== Goal ==
Print every entry, word for word, and skip the images.

Saved entries:

____

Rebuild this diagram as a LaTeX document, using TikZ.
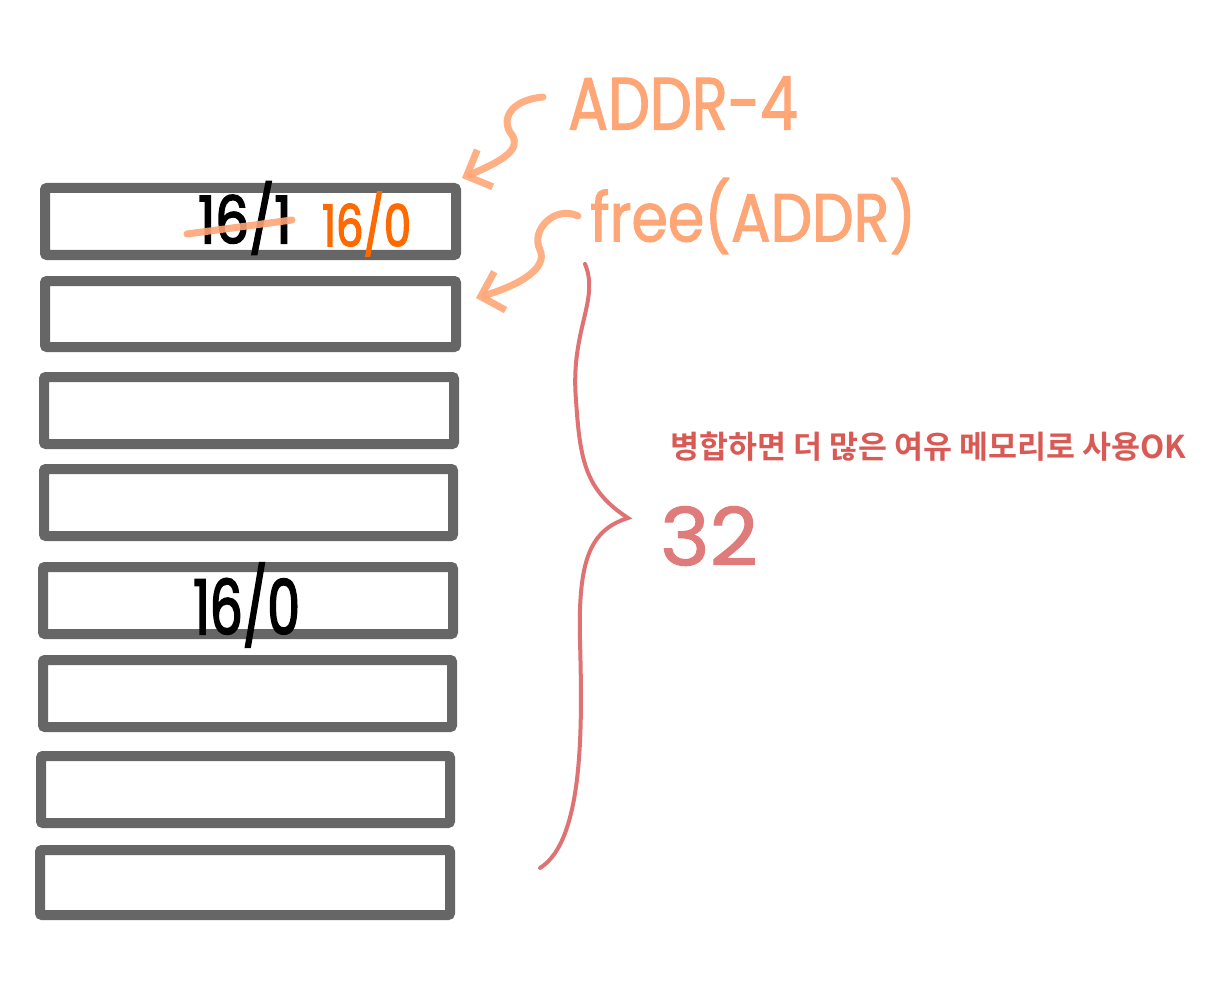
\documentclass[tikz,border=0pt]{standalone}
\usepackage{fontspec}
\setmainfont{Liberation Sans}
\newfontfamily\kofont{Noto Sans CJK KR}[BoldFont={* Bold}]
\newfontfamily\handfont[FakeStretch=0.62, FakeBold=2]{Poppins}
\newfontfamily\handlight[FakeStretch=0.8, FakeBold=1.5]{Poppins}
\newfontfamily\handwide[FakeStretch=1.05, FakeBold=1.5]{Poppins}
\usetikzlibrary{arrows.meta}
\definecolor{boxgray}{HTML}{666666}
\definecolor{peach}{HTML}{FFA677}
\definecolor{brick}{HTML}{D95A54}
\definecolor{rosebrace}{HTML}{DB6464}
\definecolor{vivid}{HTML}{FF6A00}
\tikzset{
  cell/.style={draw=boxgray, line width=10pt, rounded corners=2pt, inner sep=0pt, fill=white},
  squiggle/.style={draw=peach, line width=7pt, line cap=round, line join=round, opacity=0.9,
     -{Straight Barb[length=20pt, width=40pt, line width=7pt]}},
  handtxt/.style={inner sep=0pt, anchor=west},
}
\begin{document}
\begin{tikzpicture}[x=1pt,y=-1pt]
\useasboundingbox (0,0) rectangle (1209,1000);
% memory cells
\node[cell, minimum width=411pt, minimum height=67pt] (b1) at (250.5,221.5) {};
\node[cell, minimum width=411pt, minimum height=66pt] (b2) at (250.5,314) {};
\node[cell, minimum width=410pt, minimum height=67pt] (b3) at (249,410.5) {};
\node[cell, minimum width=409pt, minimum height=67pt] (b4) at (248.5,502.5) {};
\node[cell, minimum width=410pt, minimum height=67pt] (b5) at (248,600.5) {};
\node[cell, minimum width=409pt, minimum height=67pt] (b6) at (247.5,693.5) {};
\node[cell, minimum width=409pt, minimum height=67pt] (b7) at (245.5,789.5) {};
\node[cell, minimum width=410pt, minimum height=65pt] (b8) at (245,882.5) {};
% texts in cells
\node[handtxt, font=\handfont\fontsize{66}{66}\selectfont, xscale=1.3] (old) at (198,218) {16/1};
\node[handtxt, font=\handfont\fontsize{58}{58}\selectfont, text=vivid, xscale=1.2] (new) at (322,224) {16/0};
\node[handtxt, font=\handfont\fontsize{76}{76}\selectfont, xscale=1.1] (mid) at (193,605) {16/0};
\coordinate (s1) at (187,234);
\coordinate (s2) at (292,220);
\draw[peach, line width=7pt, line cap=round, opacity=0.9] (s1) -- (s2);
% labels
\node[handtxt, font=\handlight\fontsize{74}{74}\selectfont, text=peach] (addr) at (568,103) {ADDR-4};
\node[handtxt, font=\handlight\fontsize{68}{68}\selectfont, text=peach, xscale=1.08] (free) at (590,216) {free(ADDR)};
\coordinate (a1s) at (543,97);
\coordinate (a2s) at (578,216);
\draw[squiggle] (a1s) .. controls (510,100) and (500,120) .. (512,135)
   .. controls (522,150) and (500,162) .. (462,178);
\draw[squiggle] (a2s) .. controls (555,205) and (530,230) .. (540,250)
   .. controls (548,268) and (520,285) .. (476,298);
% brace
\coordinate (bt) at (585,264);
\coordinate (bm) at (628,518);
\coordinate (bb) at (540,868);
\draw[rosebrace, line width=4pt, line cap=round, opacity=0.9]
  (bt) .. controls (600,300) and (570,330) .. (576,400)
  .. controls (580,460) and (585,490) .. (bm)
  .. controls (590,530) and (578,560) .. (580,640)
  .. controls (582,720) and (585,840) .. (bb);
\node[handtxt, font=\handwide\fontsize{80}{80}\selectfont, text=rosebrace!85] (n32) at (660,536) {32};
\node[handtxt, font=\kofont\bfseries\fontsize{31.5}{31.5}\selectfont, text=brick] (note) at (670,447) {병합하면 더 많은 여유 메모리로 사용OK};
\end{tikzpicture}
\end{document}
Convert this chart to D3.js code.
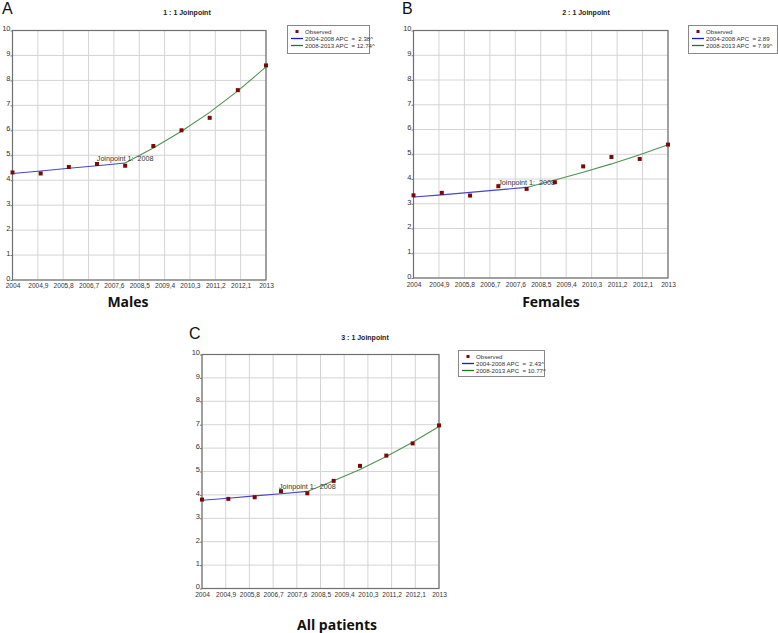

____

== Solution below ==
Rebuild this diagram as a LaTeX document, using TikZ.
\documentclass[tikz,border=0pt]{standalone}
\usepackage{fontspec}
\setmainfont{Liberation Sans}
\newfontfamily\kofont{Noto Sans CJK KR}[BoldFont={* Bold}]
\newfontfamily\handfont[FakeStretch=0.62, FakeBold=2]{Poppins}
\newfontfamily\handlight[FakeStretch=0.8, FakeBold=1.5]{Poppins}
\newfontfamily\handwide[FakeStretch=1.05, FakeBold=1.5]{Poppins}
\usetikzlibrary{arrows.meta}
\definecolor{boxgray}{HTML}{666666}
\definecolor{peach}{HTML}{FFA677}
\definecolor{brick}{HTML}{D95A54}
\definecolor{rosebrace}{HTML}{DB6464}
\definecolor{vivid}{HTML}{FF6A00}
\tikzset{
  cell/.style={draw=boxgray, line width=10pt, rounded corners=2pt, inner sep=0pt, fill=white},
  squiggle/.style={draw=peach, line width=7pt, line cap=round, line join=round, opacity=0.9,
     -{Straight Barb[length=20pt, width=40pt, line width=7pt]}},
  handtxt/.style={inner sep=0pt, anchor=west},
}
\begin{document}
\begin{tikzpicture}[x=1pt,y=-1pt]
\useasboundingbox (0,0) rectangle (1209,1000);
% memory cells
\node[cell, minimum width=411pt, minimum height=67pt] (b1) at (250.5,221.5) {};
\node[cell, minimum width=411pt, minimum height=66pt] (b2) at (250.5,314) {};
\node[cell, minimum width=410pt, minimum height=67pt] (b3) at (249,410.5) {};
\node[cell, minimum width=409pt, minimum height=67pt] (b4) at (248.5,502.5) {};
\node[cell, minimum width=410pt, minimum height=67pt] (b5) at (248,600.5) {};
\node[cell, minimum width=409pt, minimum height=67pt] (b6) at (247.5,693.5) {};
\node[cell, minimum width=409pt, minimum height=67pt] (b7) at (245.5,789.5) {};
\node[cell, minimum width=410pt, minimum height=65pt] (b8) at (245,882.5) {};
% texts in cells
\node[handtxt, font=\handfont\fontsize{66}{66}\selectfont, xscale=1.3] (old) at (198,218) {16/1};
\node[handtxt, font=\handfont\fontsize{58}{58}\selectfont, text=vivid, xscale=1.2] (new) at (322,224) {16/0};
\node[handtxt, font=\handfont\fontsize{76}{76}\selectfont, xscale=1.1] (mid) at (193,605) {16/0};
\coordinate (s1) at (187,234);
\coordinate (s2) at (292,220);
\draw[peach, line width=7pt, line cap=round, opacity=0.9] (s1) -- (s2);
% labels
\node[handtxt, font=\handlight\fontsize{74}{74}\selectfont, text=peach] (addr) at (568,103) {ADDR-4};
\node[handtxt, font=\handlight\fontsize{68}{68}\selectfont, text=peach, xscale=1.08] (free) at (590,216) {free(ADDR)};
\coordinate (a1s) at (543,97);
\coordinate (a2s) at (578,216);
\draw[squiggle] (a1s) .. controls (510,100) and (500,120) .. (512,135)
   .. controls (522,150) and (500,162) .. (462,178);
\draw[squiggle] (a2s) .. controls (555,205) and (530,230) .. (540,250)
   .. controls (548,268) and (520,285) .. (476,298);
% brace
\coordinate (bt) at (585,264);
\coordinate (bm) at (628,518);
\coordinate (bb) at (540,868);
\draw[rosebrace, line width=4pt, line cap=round, opacity=0.9]
  (bt) .. controls (600,300) and (570,330) .. (576,400)
  .. controls (580,460) and (585,490) .. (bm)
  .. controls (590,530) and (578,560) .. (580,640)
  .. controls (582,720) and (585,840) .. (bb);
\node[handtxt, font=\handwide\fontsize{80}{80}\selectfont, text=rosebrace!85] (n32) at (660,536) {32};
\node[handtxt, font=\kofont\bfseries\fontsize{31.5}{31.5}\selectfont, text=brick] (note) at (670,447) {병합하면 더 많은 여유 메모리로 사용OK};
\end{tikzpicture}
\end{document}
Convert this chart to D3.js code.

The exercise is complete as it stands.